7 Conclusions and future work

In this study we contribute to the literature on hurricane evacuation population behavior by utilizing smartphone data to understand and predict destination choice decisions at the aggregate level. We offer three main contributions. First, we develop a method to identify evacuees and their final destinations and characterize travel trajectories using smartphone location data. Second, we propose a new machine learning model to predict evacuation flows. Finally, we comprehensively assess the generalizability of the developed method and compare it with the traditional gravity model across multiple evaluation metrics.

The new method to identify evacuees is fast, efficient, and semi-automated, thus it can easily be applied to new events. The machine learning model outperforms the traditional gravity model across all performance indicators. This suggests the need to capture more attributes related to the hurricane itself and to have models that are able to capture the complex interactions in population destination choice decisions.

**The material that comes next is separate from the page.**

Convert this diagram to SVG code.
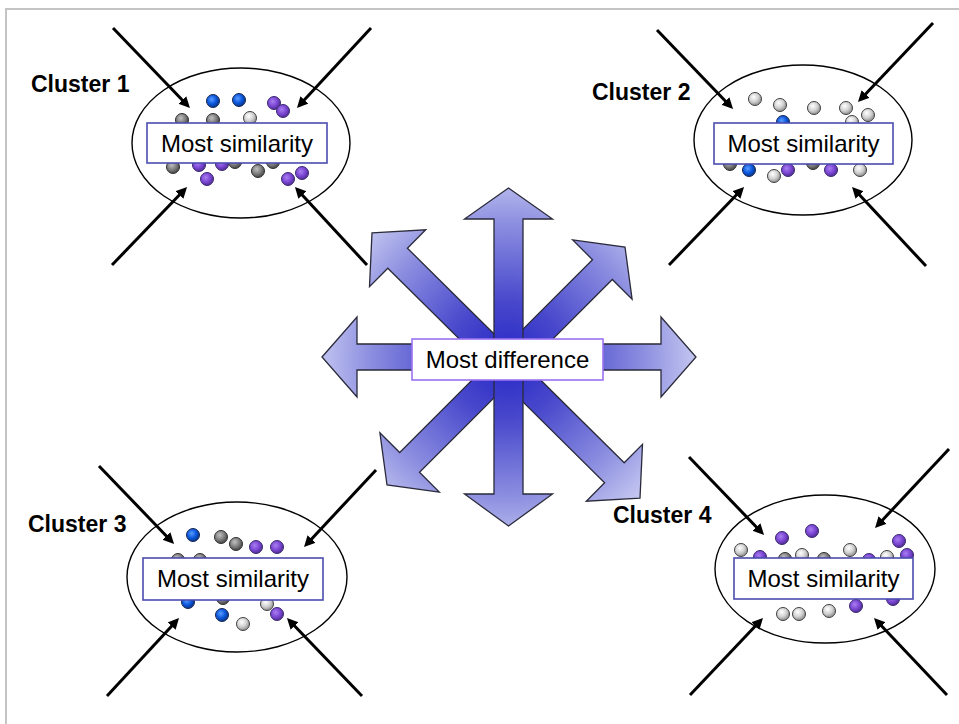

The approach presented here does have some limitations. First, because the method presented to identify evacuees seeks to minimize false evacuations, there is a possibility of leaving out people that actually evacuated. The new XGBoost model also does not capture the dynamic aspect of evacuations, i.e., when evacuations take place and if destination choices vary with time. Future work should focus on developing algorithms that infer evacuees based on multiple characteristics at the disaggregate level, thus minimizing both false positives and false negatives. Models should also be extended to predict time-dependent destination choice decisions capturing the dynamic hurricane attributes. We also recommend retraining the model with multiple and diverse hurricanes to improve the predictive power of existing models. Finally, since this is the first destination choice model for hurricane evacuations that leveraged smartphone location data, future studies can utilize transfer learning techniques by using model weights from the current models to train new models whenever new hurricane data becomes available.